Ronnie took the bait. “Would you? I’d be terribly grateful. It can’t matter to Aunt Cecelia; you’re all very tactful about it, but the doctor said her brain was gone. And if I have to spend all today cooped up in here, just looking at her and pretending to talk to her—” He held out his credit chip. “I’d like to buy a fruit punch, too . . .” The man fed the chip into the unit reader, flicking the buttons, and handed it back to Ronnie when it popped free. The cash—how much Ronnie couldn’t tell—never actually changed hands.

“What you do,” the man said, “is go in there and act normal for about ten minutes. Don’t just sit stilclass="underline" pour some water, touch her hand, sit down, stand up, talk to her softly. Then come out, and go to the toilet; I’ll loop the tape at that point and only an expert will know you’re just repeating things for the rest of your visit. See this button? Push it when you leave, and it’ll put the tape back to realtime.”

“Thanks,” Ronnie said. He had no idea if the man was honest, or honestly dishonest, but it was worth a try.

He went in and for ten minutes that felt like ten years acted like a bumbling, nervous, miserable nephew . . . as near as he could, the same he’d acted in all his visits. The bed’s automatic movements still made him nervous; it looked and sounded as if some animal were rolling and twisting under the covers. He stroked Cecelia’s cool, dry brow, and her thin, wrinkled, flaccid hands; he murmured to her, then turned away to wipe his eyes and pour himself a glass of water. Finally he left, and went into the toilet in the outer room. When he came out, the man in yellow stood by the outside door, gave him a final thumbs-up, and left.

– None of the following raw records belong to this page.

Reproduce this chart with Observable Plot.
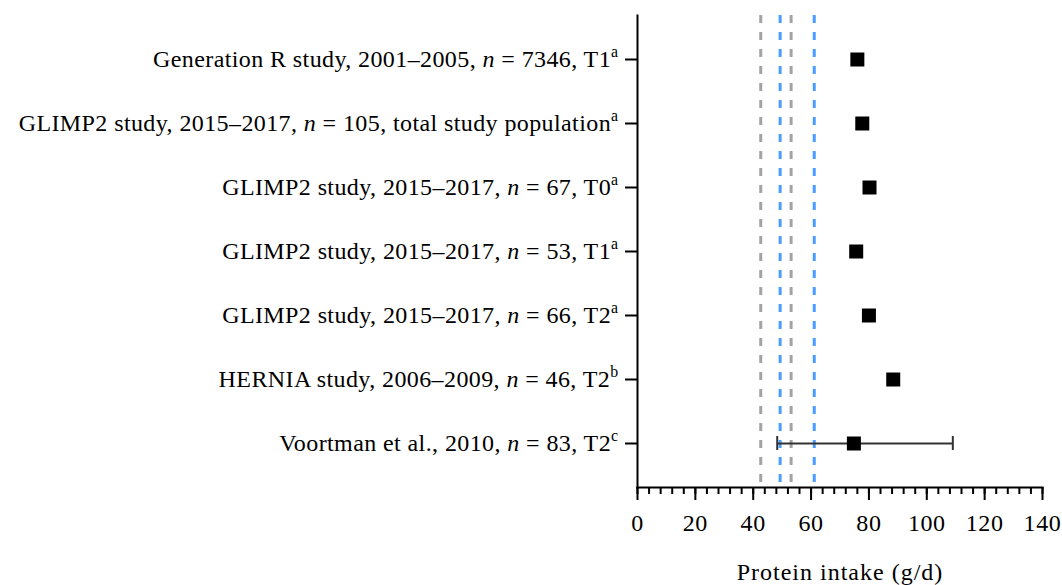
<!DOCTYPE html>
<html>
<head>
<meta charset="utf-8">
<script src="https://cdn.jsdelivr.net/npm/d3@7"></script>
<script src="https://cdn.jsdelivr.net/npm/@observablehq/plot@0.6"></script>
<style>
  html, body { margin: 0; padding: 0; background: #fff; }
  #chart svg { display: block; }
</style>
</head>
<body>
<div id="chart"></div>
<script>
// ---- data ----
const studies = [
  "Generation R study, 2001–2005",
  "GLIMP2 study, 2015–2017",
  "GLIMP2 study, 2015–2017",
  "GLIMP2 study, 2015–2017",
  "GLIMP2 study, 2015–2017",
  "HERNIA study, 2006–2009",
  "Voortman et al., 2010"
];
const nValues = [7346, 105, 67, 53, 66, 46, 83];
const groups = ["T1", "total study population", "T0", "T1", "T2", "T2", "T2"];
const notes = ["a", "a", "a", "a", "a", "b", "c"];
const intake = [76.0, 77.7, 80.2, 75.6, 80.0, 88.4, 74.8];
const lower = [null, null, null, null, null, null, 48.3];
const upper = [null, null, null, null, null, null, 109.0];
const refGray = [42.6, 53.1];
const refBlue = [49.3, 61.1];
const majorTicks = [0, 20, 40, 60, 80, 100, 120, 140];
const minorTicks = d3.range(0, 141, 4);

// ---- table ----
const labels = studies.map((s, i) => `${s}, n = ${nValues[i]}, ${groups[i]}${notes[i]}`);
const rows = labels.map((label, i) => ({
  label, study: studies[i], n: nValues[i], group: groups[i], note: notes[i],
  value: intake[i], lo: lower[i], hi: upper[i]
}));
const errRows = rows.filter(d => d.lo != null);

const FONT = "'Liberation Serif', 'Times New Roman', serif";

const chart = Plot.plot({
  width: 1062,
  height: 585,
  marginLeft: 637,
  marginRight: 20,
  marginTop: 15,
  marginBottom: 98,
  style: { fontFamily: FONT, fontSize: "24px", color: "#000", background: "#fff" },
  x: { domain: [0, 140] },
  y: { type: "band", domain: labels, paddingInner: 0, paddingOuter: 0.17 },
  marks: [
    Plot.ruleX(refGray, { x: d => d, stroke: "#a3a3a3", strokeWidth: 3, strokeDasharray: "8,9" }),
    Plot.ruleX(refBlue, { x: d => d, stroke: "#4a9dff", strokeWidth: 3, strokeDasharray: "8,9" }),
    Plot.ruleY(errRows, { y: "label", x1: "lo", x2: "hi", stroke: "#333", strokeWidth: 2 }),
    Plot.tickX(errRows, { x: "lo", y: "label", stroke: "#333", strokeWidth: 2, insetTop: 25, insetBottom: 25 }),
    Plot.tickX(errRows, { x: "hi", y: "label", stroke: "#333", strokeWidth: 2, insetTop: 25, insetBottom: 25 }),
    Plot.dot(rows, { x: "value", y: "label", symbol: "square", r: 7.9, fill: "#000", stroke: null }),
    Plot.frame({ anchor: "left", stroke: "#000", strokeWidth: 2 }),
    Plot.frame({ anchor: "bottom", stroke: "#000", strokeWidth: 2 }),
    Plot.axisX({ ticks: minorTicks, tickSize: 7, tickFormat: () => "", label: null, strokeWidth: 2 }),
    Plot.axisX({ ticks: majorTicks, tickSize: 13, tickPadding: 13, tickFormat: d => String(d),
      label: "Protein intake (g/d)", labelAnchor: "center", labelArrow: "none", labelOffset: 92,
      strokeWidth: 2, fontSize: 24 }),
    Plot.axisY({ tickSize: 12, tickPadding: 7, label: null, strokeWidth: 2, fontSize: 24 })
  ]
});

document.getElementById("chart").appendChild(chart);

const svg = d3.select(chart);
svg.selectAll('g[aria-label="x-axis tick label"] text').attr("letter-spacing", "0.6px");
svg.selectAll('g[aria-label="x-axis label"] text').attr("letter-spacing", "1px");

// Rich y tick labels: italic n and superscript notes
svg.selectAll('g[aria-label="y-axis tick label"] text').each(function () {
  const t = d3.select(this);
  const lab = t.text();
  const r = rows.find(d => d.label === lab);
  if (!r) return;
  t.text(null).attr("letter-spacing", "0.4px");
  t.append("tspan").text(`${r.study}, `);
  t.append("tspan").attr("font-style", "italic").text("n");
  t.append("tspan").text(` = ${r.n}, ${r.group}`);
  t.append("tspan").attr("font-size", "0.66em").attr("dy", "-0.62em").text(r.note);
});
</script>
</body>
</html>
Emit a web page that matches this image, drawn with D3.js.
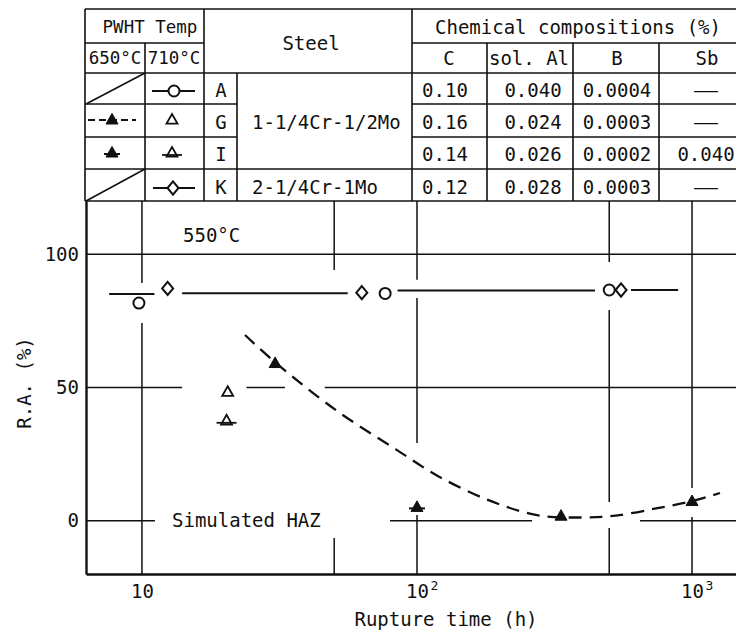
<!DOCTYPE html>
<html><head><meta charset="utf-8">
<script src="https://cdn.jsdelivr.net/npm/d3@7"></script>
<style>
html,body{margin:0;padding:0;background:#fff;}
svg{display:block;font-family:"DejaVu Sans Mono",monospace;}
</style></head><body>
<svg id="chart" width="736" height="632"></svg>
<script>
// ---------------- data ----------------
const xDomain = [6.26, 1445];
const yDomain = [-20, 120];
const xTicks = [10, 100, 1000];
const xTickBase = ["10", "10", "10"];
const xTickExp = ["", "2", "3"];
const yTicks = [0, 50, 100];

const steelCodes = ["A", "G", "I", "K"];
const steelNames = ["1-1/4Cr-1/2Mo", "2-1/4Cr-1Mo"];
const compHeaders = ["C", "sol. Al", "B", "Sb"];
const compC  = ["0.10", "0.16", "0.14", "0.12"];
const compAl = ["0.040", "0.024", "0.026", "0.028"];
const compB  = ["0.0004", "0.0003", "0.0002", "0.0003"];
const compSb = ["—", "—", "0.040", "—"];

// [rupture time (h), R.A. (%)]
const seriesA710 = [[9.75, 81.7], [76.6, 85.3], [500, 86.6]];
const seriesK710 = [[12.4, 87.2], [63, 85.6], [552, 86.6]];
const seriesG710 = [[20.5, 48.2]];
const seriesI710 = [[20.3, 37.5]];
const seriesG650 = [[30.5, 59.0], [334, 1.7], [1000, 7.2]];
const seriesI650 = [[100, 5.0]];
const trendG650 = [[23.7, 69.7], [30.7, 59.2], [51.2, 41.2], [84.6, 26.5], [119, 16.8],
                   [181, 7.8], [273, 2.1], [391, 1.2], [516, 1.8], [740, 4.6], [1000, 7.4], [1264, 10.4]];
// solid level line for 710°C: [t start, t end, R.A.]
const levelLine = [[7.6, 11.1, 85.1], [14, 56, 85.4], [85, 444, 86.4], [600, 890, 86.6]];

// grid segments (broken as in the original drawing)
const gridH = [
  {v: 100, segs: [[6.26, 1445]]},
  {v: 50,  segs: [[6.26, 14], [24, 33.1], [46.2, 1445]]},
  {v: 0,   segs: [[6.26, 11.15], [79.8, 262], [647, 1445]]}
];
const gridV = [
  {t: 10,   segs: [[120, 89.2], [74.2, -20]]},
  {t: 50,   segs: [[120, 94.1], [-6.5, -20]]},
  {t: 100,  segs: [[120, 90.4], [83.6, 29.2], [2.1, -20]]},
  {t: 500,  segs: [[120, 97.1], [79.1, 7.0], [-2.7, -20]]},
  {t: 1000, segs: [[120, 12.3], [1.4, -20]]}
];

// ---------------- layout ----------------
const svg = d3.select("#chart");
const INK = "#111";
const FS = 19;
const plot = {left: 86, right: 736, top: 201, bottom: 574};
const x = d3.scaleLog().domain(xDomain).range([plot.left, plot.right]);
const y = d3.scaleLinear().domain(yDomain).range([plot.bottom, plot.top]);

// custom symbol types (size = nominal width in px)
const triType = {draw(ctx, size) { const w = size; const h = w * 0.88;
  ctx.moveTo(0, -h * 0.62); ctx.lineTo(w / 2, h * 0.38); ctx.lineTo(-w / 2, h * 0.38); ctx.closePath(); }};
const diaType = {draw(ctx, size) { const w = size * 0.5, h = size * 0.6;
  ctx.moveTo(0, -h); ctx.lineTo(w, 0); ctx.lineTo(0, h); ctx.lineTo(-w, 0); ctx.closePath(); }};
const circType = {draw(ctx, size) { ctx.moveTo(size / 2, 0); ctx.arc(0, 0, size / 2, 0, 2 * Math.PI); }};

function marker(g, kind, cx, cy) {
  const gg = g.append("g").attr("transform", `translate(${cx},${cy})`);
  const sym = d3.symbol();
  if (kind === "circle") {
    gg.append("path").attr("d", sym.type(circType).size(11)()).attr("fill", "#fff").attr("stroke", INK).attr("stroke-width", 2);
  } else if (kind === "diamond") {
    gg.append("path").attr("d", sym.type(diaType).size(11)()).attr("fill", "#fff").attr("stroke", INK).attr("stroke-width", 2);
  } else if (kind === "openTri" || kind === "openTriBar") {
    gg.append("path").attr("d", sym.type(triType).size(11)()).attr("fill", "#fff").attr("stroke", INK).attr("stroke-width", 1.8);
    if (kind === "openTriBar") gg.append("line").attr("x1", -10).attr("x2", 10).attr("y1", 2).attr("y2", 2).attr("stroke", INK).attr("stroke-width", 1.8);
  } else if (kind === "fillTri" || kind === "fillTriBar") {
    gg.append("path").attr("d", sym.type(triType).size(12)()).attr("fill", INK).attr("stroke", INK).attr("stroke-width", 1);
    if (kind === "fillTriBar") gg.append("line").attr("x1", -8).attr("x2", 8).attr("y1", 1).attr("y2", 1).attr("stroke", INK).attr("stroke-width", 2);
  }
}

// ---------------- grid ----------------
const grid = svg.append("g").attr("stroke", INK).attr("stroke-width", 1.5);
gridH.forEach(gl => gl.segs.forEach(s => grid.append("line")
  .attr("x1", x(s[0])).attr("x2", x(s[1])).attr("y1", y(gl.v)).attr("y2", y(gl.v))));
gridV.forEach(gl => gl.segs.forEach(s => grid.append("line")
  .attr("x1", x(gl.t)).attr("x2", x(gl.t)).attr("y1", y(s[0])).attr("y2", y(s[1]))));

// ---------------- axes ----------------
const yAxis = d3.axisLeft(y).tickValues(yTicks).tickSize(0).tickPadding(7).tickFormat(d3.format("d"));
const gy = svg.append("g").attr("transform", `translate(${plot.left},0)`).call(yAxis);
gy.select(".domain").attr("stroke", INK).attr("stroke-width", 2.4);
gy.selectAll("text").attr("font-family", "DejaVu Sans Mono").attr("font-size", FS).attr("fill", INK);

const xAxis = d3.axisBottom(x).tickValues(xTicks).tickSize(0).tickPadding(11).tickFormat((d, i) => xTickBase[i]);
const gx = svg.append("g").attr("transform", `translate(0,${plot.bottom})`).call(xAxis);
gx.select(".domain").attr("stroke", INK).attr("stroke-width", 2.6);
gx.selectAll("text").attr("font-family", "DejaVu Sans Mono").attr("font-size", FS).attr("fill", INK);
gx.selectAll(".tick").each(function(d, i) {
  if (xTickExp[i]) d3.select(this).append("text").text(xTickExp[i])
    .attr("x", 17).attr("y", 16).attr("font-family", "DejaVu Sans Mono").attr("font-size", 13).attr("fill", INK);
});

// axis titles
svg.append("text").text("Rupture time (h)").attr("x", 446).attr("y", 626)
  .attr("text-anchor", "middle").attr("font-size", FS).attr("fill", INK);
svg.append("text").text("R.A. (%)").attr("transform", "translate(31,383) rotate(-90)")
  .attr("text-anchor", "middle").attr("font-size", FS).attr("fill", INK);

// annotations
svg.append("text").text("550°C").attr("x", 183).attr("y", 242).attr("font-size", FS).attr("fill", INK);
svg.append("text").text("Simulated HAZ").attr("x", 172).attr("y", 527).attr("font-size", FS).attr("fill", INK);

// ---------------- lines ----------------
const lv = svg.append("g").attr("stroke", INK).attr("stroke-width", 2);
levelLine.forEach(s => lv.append("line").attr("x1", x(s[0])).attr("x2", x(s[1])).attr("y1", y(s[2])).attr("y2", y(s[2])));

const trend = d3.line().x(d => x(d[0])).y(d => y(d[1])).curve(d3.curveCatmullRom.alpha(0.5));
svg.append("path").attr("d", trend(trendG650)).attr("fill", "none").attr("stroke", INK)
  .attr("stroke-width", 2.3).attr("stroke-dasharray", "13,8");

// ---------------- markers ----------------
const mk = svg.append("g");
seriesA710.forEach(d => marker(mk, "circle", x(d[0]), y(d[1])));
seriesK710.forEach(d => marker(mk, "diamond", x(d[0]), y(d[1])));
seriesG710.forEach(d => marker(mk, "openTri", x(d[0]), y(d[1])));
seriesI710.forEach(d => marker(mk, "openTriBar", x(d[0]), y(d[1])));
seriesG650.forEach(d => marker(mk, "fillTri", x(d[0]), y(d[1])));
seriesI650.forEach(d => marker(mk, "fillTriBar", x(d[0]), y(d[1])));

// ---------------- table ----------------
const T = svg.append("g");
const cx = [85, 145, 204, 237, 412, 487, 573, 659, 745];
const ry = [9, 43, 73, 104, 137, 169, 201];
const tl = T.append("g").attr("stroke", INK).attr("stroke-width", 1.6);
function L(x1, y1, x2, y2) { tl.append("line").attr("x1", x1).attr("y1", y1).attr("x2", x2).attr("y2", y2); }
L(cx[0], ry[0], cx[8], ry[0]);
L(cx[0], ry[1], cx[2], ry[1]); L(cx[4], ry[1], cx[8], ry[1]);
L(cx[0], ry[2], cx[8], ry[2]);
L(cx[0], ry[3], cx[3], ry[3]); L(cx[4], ry[3], cx[8], ry[3]);
L(cx[0], ry[4], cx[3], ry[4]); L(cx[4], ry[4], cx[8], ry[4]);
L(cx[0], ry[5], cx[8], ry[5]);
L(cx[0], ry[6], cx[8], ry[6]);
L(cx[0], ry[0], cx[0], ry[6]);
L(cx[1], ry[1], cx[1], ry[6]);
L(cx[2], ry[0], cx[2], ry[6]);
L(cx[3], ry[2], cx[3], ry[6]);
L(cx[4], ry[0], cx[4], ry[6]);
[5, 6, 7, 8].forEach(i => L(cx[i], ry[1], cx[i], ry[6]));
// diagonal "not tested" cells
L(cx[0] + 1, ry[3], cx[1], ry[2]);
L(cx[0] + 1, ry[6], cx[1], ry[5]);

function tx(t, xx, yy, anchor = "middle", fs = FS) {
  return T.append("text").text(t).attr("x", xx).attr("y", yy).attr("text-anchor", anchor)
    .attr("dominant-baseline", "central").attr("font-size", fs).attr("fill", INK);
}
tx("PWHT Temp", 150, 27, "middle", 17.5);
tx("650°C", 115, 58, "middle", 17.5);
tx("710°C", 174, 58, "middle", 17.5);
tx("Steel", 311, 43);
tx("Chemical compositions (%)", 578, 27);
const colC = [445, 533, 617, 706];
compHeaders.forEach((h, i) => tx(h, [449, 529, 617, 707][i], 58));
const rowC = [90, 122, 154, 187];
steelCodes.forEach((c, i) => tx(c, 221, rowC[i]));
tx(steelNames[0], 252, rowC[1], "start");
tx(steelNames[1], 252, rowC[3], "start");
[compC, compAl, compB, compSb].forEach((col, j) => col.forEach((v, i) => {
  const t = tx(v, colC[j], rowC[i]);
  if (v === "—") t.attr("textLength", 24).attr("lengthAdjust", "spacingAndGlyphs");
}));

// legend symbols inside table
const lg = T.append("g");
lg.append("line").attr("x1", 152).attr("x2", 195).attr("y1", 91).attr("y2", 91).attr("stroke", INK).attr("stroke-width", 2);
marker(lg, "circle", 174, 91);
lg.append("line").attr("x1", 88).attr("x2", 136).attr("y1", 120).attr("y2", 120).attr("stroke", INK).attr("stroke-width", 2).attr("stroke-dasharray", "7,4");
marker(lg, "fillTri", 112, 120);
marker(lg, "openTri", 172, 120);
marker(lg, "fillTriBar", 112, 153);
marker(lg, "openTriBar", 172, 153);
lg.append("line").attr("x1", 153).attr("x2", 195).attr("y1", 188).attr("y2", 188).attr("stroke", INK).attr("stroke-width", 2);
marker(lg, "diamond", 173, 188);
</script>
</body></html>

Ronnie went back to Cecelia and sat there a little longer before letting himself look outside. Behind Cecelia’s unit, the clinic land ran down to the river, a meadow mowed just too high for comfortable walking. He could see four or five balloons from inside the room, one quite low . . . but it was the wrong color. A parasail slid across, a long low glide that ended with a landing at the far end of the meadow. Ronnie gave Cecelia a kiss on the brow, and then walked over and opened the glass door to the terrace.